Na década de 1880, muitas novelas francesas em que figuravam desafios à honra, incluindo Les Amours de Province (1884), de Xavier de Montepin (1823-1902), e L’Immortel (1888), de Alphonse Daudet (1840-97), foram rapidamente traduzidas e publicadas no Brasil em forma de folhetins. As peças populares e amplamente divulgadas de Alexandre Dumas (filho), como Le Demi-Monde (1855) e Denise (1885), que foram encenadas no Rio de Janeiro em setembro de 1884 e maio de 1885, respectivamente, também representavam conflitos envolvendo cenas de duelo. Mas a altamente popular obra de Alexandre Dumas (pai) Les Trois Mousquetaires, originalmente publicada em 1844 e serializada na Gazeta de Notícias a partir de novembro de 1885, fez mais do que qualquer outro romance para estabelecer o prestígio do duelo no Brasil.

 

REFERÊNCIAS


GUILLET, François. La mort en face: Histoire du duel de la révolution à nos jours. Paris: Aubier, 2008.
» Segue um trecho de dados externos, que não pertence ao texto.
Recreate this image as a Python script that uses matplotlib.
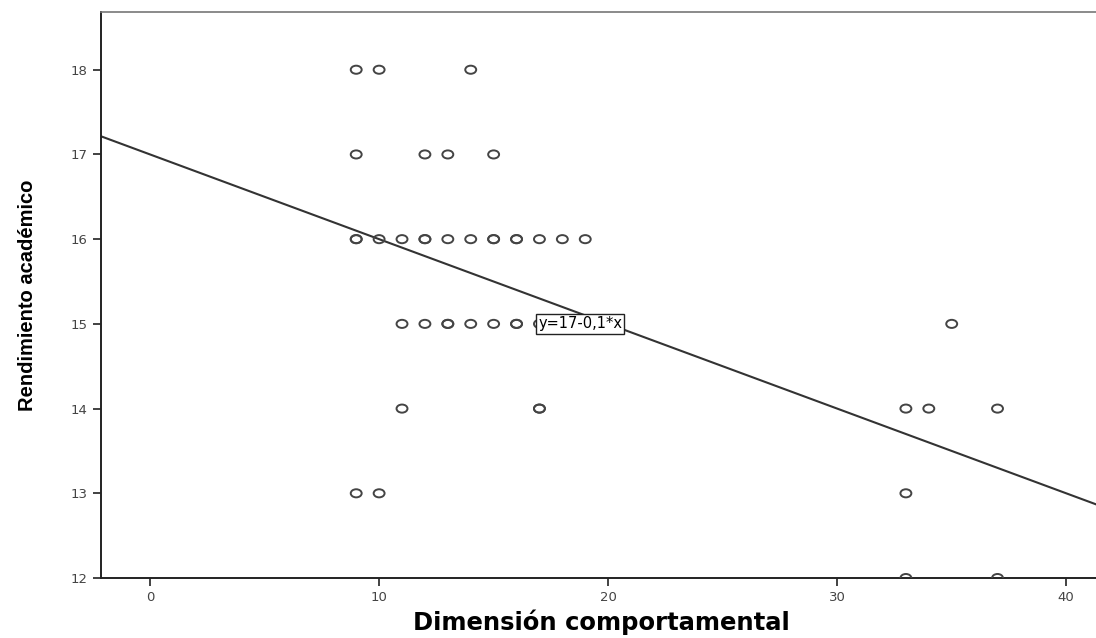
import numpy as np
import matplotlib.pyplot as plt
from matplotlib.path import Path
from matplotlib.transforms import Affine2D

# data (repeated pairs show as darker circles)
x_vals = [9, 10, 14,
          9, 12, 13, 15,
          9, 9, 10, 11, 12, 12, 13, 14, 15, 15, 16, 16, 17, 18, 19,
          11, 12, 13, 13, 14, 15, 16, 16, 17, 35,
          11, 17, 17, 33, 34, 37,
          9, 10, 33,
          33, 37]
y_vals = [18, 18, 18,
          17, 17, 17, 17,
          16, 16, 16, 16, 16, 16, 16, 16, 16, 16, 16, 16, 16, 16, 16,
          15, 15, 15, 15, 15, 15, 15, 15, 15, 15,
          14, 14, 14, 14, 14, 14,
          13, 13, 13,
          12, 12]

intercept = 17.0
slope = -0.1
fit_label = "y=17-0,1*x"

x_ticks = [0, 10, 20, 30, 40]
y_ticks = [12, 13, 14, 15, 16, 17, 18]

fig = plt.figure(figsize=(10.96, 6.38), dpi=100)
ax = fig.add_axes([0.092, 0.094, 0.908, 0.887])

# slightly wide open circle, like the stretched SPSS marker
ell = Path.unit_circle().transformed(Affine2D().scale(1.35, 1.0))
ax.scatter(x_vals, y_vals, marker=ell, s=62, facecolors='none',
           edgecolors='#444444', linewidths=1.4, zorder=3)

xlim = (-2.15, 41.3)
xs = np.array(xlim)
ax.plot(xs, intercept + slope * xs, color='#333333', lw=1.5, zorder=2)

ax.text(16.95, 15.0, fit_label, fontsize=10.5, family='DejaVu Sans',
        va='center', ha='left', zorder=4,
        bbox=dict(boxstyle='square,pad=0.15', fc='white', ec='#222222', lw=1))

ax.set_xlim(*xlim)
ax.set_ylim(12, 18.68)
ax.set_xticks(x_ticks)
ax.set_yticks(y_ticks)
ax.tick_params(direction='out', length=6, width=1.2, colors='#222222',
               labelsize=9.5, labelcolor='#444444')
ax.spines['right'].set_visible(False)
for s in ['left', 'bottom']:
    ax.spines[s].set_linewidth(1.4)
    ax.spines[s].set_color('#222222')
ax.spines['top'].set_color('#777777')
ax.spines['top'].set_linewidth(1.2)

ax.set_xlabel('Dimensión comportamental', fontsize=17.5, fontweight='bold',
              family='DejaVu Sans')
ax.set_ylabel('Rendimiento académico', fontsize=14.5, fontweight='bold',
              family='Liberation Sans')
ax.xaxis.set_label_coords(0.5025, -0.056)
ax.yaxis.set_label_coords(-0.064, 0.5)

fig.savefig('out.png', dpi=100)
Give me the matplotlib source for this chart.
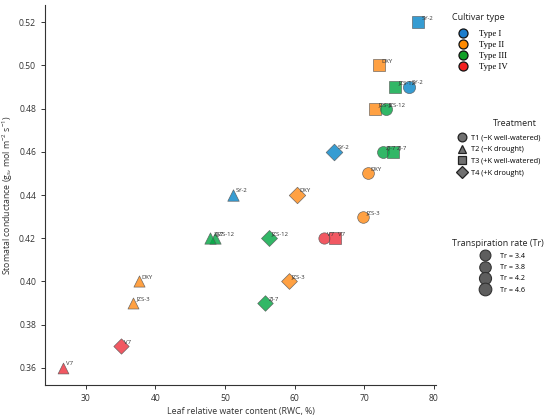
import matplotlib
matplotlib.use("Agg")
import matplotlib.pyplot as plt
from matplotlib.lines import Line2D

plt.rcParams['font.family'] = ['Open Sans', 'DejaVu Sans']
plt.rcParams['mathtext.fontset'] = 'custom'
plt.rcParams['mathtext.rm'] = 'Open Sans'
plt.rcParams['mathtext.it'] = 'Open Sans:italic'
plt.rcParams['mathtext.default'] = 'regular'

# ---------------- data ----------------
cultivar = ['SY-2'] * 4 + ['DXY'] * 4 + ['JZS-3'] * 4 + ['JZS-12'] * 4 + ['ZJ-7'] * 4 + ['V7'] * 4
treatment = ['T1', 'T2', 'T3', 'T4'] * 6
rwc = [76.4, 51.1, 77.8, 65.7,
       70.5, 37.6, 72.1, 60.3,
       69.9, 36.8, 71.6, 59.2,
       73.1, 48.5, 74.5, 56.3,
       72.7, 47.9, 74.2, 55.8,
       64.2, 26.7, 65.8, 35.1]
gs = [0.49, 0.44, 0.52, 0.46,
      0.45, 0.40, 0.50, 0.44,
      0.43, 0.39, 0.48, 0.40,
      0.48, 0.42, 0.49, 0.42,
      0.46, 0.42, 0.46, 0.39,
      0.42, 0.36, 0.42, 0.37]
tr = [4.3, 3.8, 4.6, 4.0,
      4.0, 3.6, 4.4, 3.9,
      3.9, 3.5, 4.3, 3.6,
      4.2, 3.7, 4.4, 3.7,
      4.1, 3.7, 4.1, 3.5,
      3.7, 3.4, 3.8, 3.4]

cultivar_type = {'SY-2': 'Type I', 'DXY': 'Type II', 'JZS-3': 'Type II',
                 'JZS-12': 'Type III', 'ZJ-7': 'Type III', 'V7': 'Type IV'}
type_names = ['Type I', 'Type II', 'Type III', 'Type IV']
type_colors = ['#0a86c8', '#ff8c1a', '#05a845', '#ee3340']
legend_colors = ['#1a7ccc', '#ff8a00', '#12a028', '#f22020']
treat_names = ['T1', 'T2', 'T3', 'T4']
treat_labels = ['T1 (\u2212K well-watered)', 'T2 (\u2212K drought)',
                'T3 (+K well-watered)', 'T4 (+K drought)']
treat_markers = ['o', '^', 's', 'D']
tr_levels = [3.4, 3.8, 4.2, 4.6]

SIZE_SCALE = 18.0

# ---------------- figure ----------------
fig = plt.figure(figsize=(5.5, 4.19), dpi=100)
ax = fig.add_axes([0.082, 0.081, 0.711, 0.907])

col_of = dict(zip(type_names, type_colors))
mk_of = dict(zip(treat_names, treat_markers))

for c, t, x, y, r in zip(cultivar, treatment, rwc, gs, tr):
    ax.scatter([x], [y], s=r * SIZE_SCALE, marker=mk_of[t],
               color=col_of[cultivar_type[c]], alpha=0.82,
               edgecolor='#555555', linewidth=0.5, zorder=3)
    ax.annotate(c, (x, y), xytext=(2.2, 1.2), textcoords='offset points',
                fontsize=4.3, color='#333333', ha='left', va='bottom', zorder=4)

ax.spines['top'].set_visible(False)
ax.spines['right'].set_visible(False)
for sp in ('left', 'bottom'):
    ax.spines[sp].set_color('#333333')
    ax.spines[sp].set_linewidth(0.8)
ax.tick_params(axis='both', labelsize=6.2, colors='#333333', length=3, width=0.7)
ax.set_xticks([30, 40, 50, 60, 70, 80])
ax.set_yticks([0.36, 0.38, 0.40, 0.42, 0.44, 0.46, 0.48, 0.50, 0.52])
ax.set_xlabel('Leaf relative water content (RWC, %)', fontsize=6.3, color='#333333', labelpad=3)
ax.set_ylabel('Stomatal conductance (g$_{s}$, mol m$^{-2}$ s$^{-1}$)', fontsize=6.3,
              color='#333333', labelpad=3)

# ---------------- legends ----------------
W, H = 550.0, 419.0

def fpos(px, py):
    return (px / W, 1 - py / H)

# Cultivar type
h1 = [Line2D([], [], marker='o', linestyle='none', markersize=6.5,
             markerfacecolor=col, markeredgecolor='#111111', markeredgewidth=0.9)
      for col in legend_colors]
leg1 = fig.legend(h1, type_names, loc='upper left', bbox_to_anchor=fpos(452, 25.5),
                  frameon=False, borderpad=0, handlelength=1.45,
                  handletextpad=1.15, labelspacing=0.32,
                  prop={'family': 'Liberation Serif', 'size': 6.3})
fig.text(452 / W, 1 - 17 / H, 'Cultivar type', fontsize=6.5, color='#222222',
         ha='left', va='center')

# Treatment
h2 = [Line2D([], [], marker=m, linestyle='none', markersize=6.3,
             markerfacecolor='#707070', markeredgecolor='#222222', markeredgewidth=0.9)
      for m in treat_markers]
leg2 = fig.legend(h2, treat_labels, loc='upper left', bbox_to_anchor=fpos(453, 131),
                  frameon=False, borderpad=0, fontsize=5.3, handlelength=1.4,
                  handletextpad=0.5, labelspacing=0.6)
fig.text(515 / W, 1 - 123 / H, 'Treatment', fontsize=6.5, color='#222222',
         ha='center', va='center')

# Transpiration rate
h3 = [Line2D([], [], marker='o', linestyle='none', markersize=(v * SIZE_SCALE) ** 0.5,
             markerfacecolor='#5e5e5e', markeredgecolor='#333333', markeredgewidth=0.8)
      for v in tr_levels]
leg3 = fig.legend(h3, ['Tr = %.1f' % v for v in tr_levels], loc='upper left',
                  bbox_to_anchor=fpos(476, 249), frameon=False, borderpad=0,
                  fontsize=5.2, handlelength=1.6, handletextpad=1.27, labelspacing=0.6)
fig.text(452 / W, 1 - 243 / H, 'Transpiration rate (Tr)', fontsize=6.5, color='#222222',
         ha='left', va='center')

fig.savefig('out.png', dpi=100)
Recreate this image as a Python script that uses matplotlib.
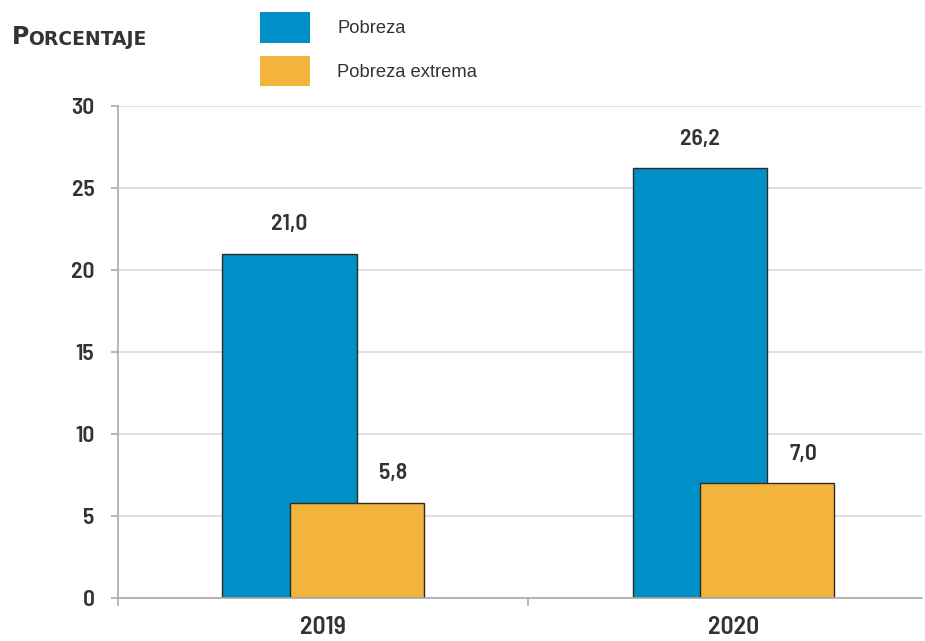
import numpy as np
import matplotlib.pyplot as plt
from matplotlib.patches import Patch
from matplotlib.ticker import FixedLocator

years = ['2019', '2020']
pobreza = [21.0, 26.2]
pobreza_extrema = [5.8, 7.0]
yticks = [0, 5, 10, 15, 20, 25, 30]

blue = '#008fc6'
orange = '#f2b43c'
txt = '#333333'
grid = '#d9d9d9'
cond = ['Barlow Semi Condensed', 'DejaVu Sans']

plt.rcParams['font.family'] = ['DejaVu Sans']

fig = plt.figure(figsize=(9.25, 6.41), dpi=100)
ax = fig.add_axes([118 / 925, 43 / 641, (922 - 118) / 925, (598 - 106) / 641])

x = np.arange(len(years))
w = 0.327
off = 0.082
b1 = ax.bar(x - off, pobreza, w, color=blue, edgecolor='#2b2b2b', linewidth=1, zorder=3)
b2 = ax.bar(x + off, pobreza_extrema, w, color=orange, edgecolor='#2b2b2b', linewidth=1, zorder=4)

# value labels (the orange ones sit a bit right of the bar centre in the original)
for bars, vals, dx in ((b1, pobreza, 0), (b2, pobreza_extrema, 26)):
    for r, v in zip(bars, vals):
        ax.annotate(f'{v:.1f}'.replace('.', ','), (r.get_x() + r.get_width() / 2, v),
                    xytext=(dx, 14), textcoords='offset points', ha='center', va='bottom',
                    fontsize=17, fontweight=600, family=cond, color=txt, zorder=6)

ax.set_ylim(0, 30)
ax.set_xlim(-0.5, 1.46)
ax.set_yticks(yticks)
ax.set_yticklabels([str(t) for t in yticks], fontsize=17, fontweight=600,
                   family=cond, color=txt)
ax.set_xticks(x)
ax.set_xticklabels(years, fontsize=18.5, fontweight=600, family=cond, color=txt)
ax.xaxis.set_minor_locator(FixedLocator([-0.5, 0.5, 1.5]))
ax.tick_params(axis='x', which='major', length=0, pad=13)
ax.tick_params(axis='x', which='minor', length=6, color='#aaaaaa', width=1.2)
ax.tick_params(axis='y', length=5, color='#aaaaaa', width=1.2, pad=12)

ax.grid(axis='y', color=grid, linewidth=1.2, zorder=0)
ax.set_axisbelow(True)
for s in ('top', 'right'):
    ax.spines[s].set_visible(False)
for s in ('left', 'bottom'):
    ax.spines[s].set_color('#aaaaaa')
    ax.spines[s].set_linewidth(1.2)
ax.spines['bottom'].set_zorder(5)

# small-caps style title
t1 = fig.text(12 / 925, 1 - 44 / 641, 'P', fontsize=17, fontweight='bold',
              color=txt, va='baseline', ha='left')
ax.annotate('ORCENTAJE', xy=(1, 0), xycoords=t1, xytext=(-1, 0), textcoords='offset points',
            fontsize=13.5, fontweight='bold', color=txt, va='bottom', ha='left',
            annotation_clip=False)

handles = [Patch(facecolor=blue, edgecolor='none'), Patch(facecolor=orange, edgecolor='none')]
leg = fig.legend(handles, ['Pobreza', 'Pobreza extrema'], loc='upper left',
                 bbox_to_anchor=(251 / 925, 1 - 3 / 641), frameon=False,
                 prop={'family': 'Liberation Sans', 'size': 13.2}, borderpad=0.0,
                 handlelength=2.7, handleheight=2.2, labelspacing=0.7, handletextpad=1.5,
                 labelcolor=txt)

fig.savefig('out.png', dpi=100)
HAMPSON, Norman. “The French Revolution and the Nationalization of Honour”. In FOOT, M. R. D. War and society: Historical essays in honour and memory of J.R. Western 1928-1971. S.l.: Barnes and Noble Books: 1973, pp. 199-212.

PERISTIANY, Jean G. (org.). Honour and shame: The values of mediterranean society. Chicago: University of Chicago Press, 1966.

 

NOTAS 

[nota 1] Guillet (2008, p. 57) destaca que, enquanto, até o século XIX, os duelos foram frequentemente tema de obras literárias, mais tarde é a literatura que serve de inspiração a eles.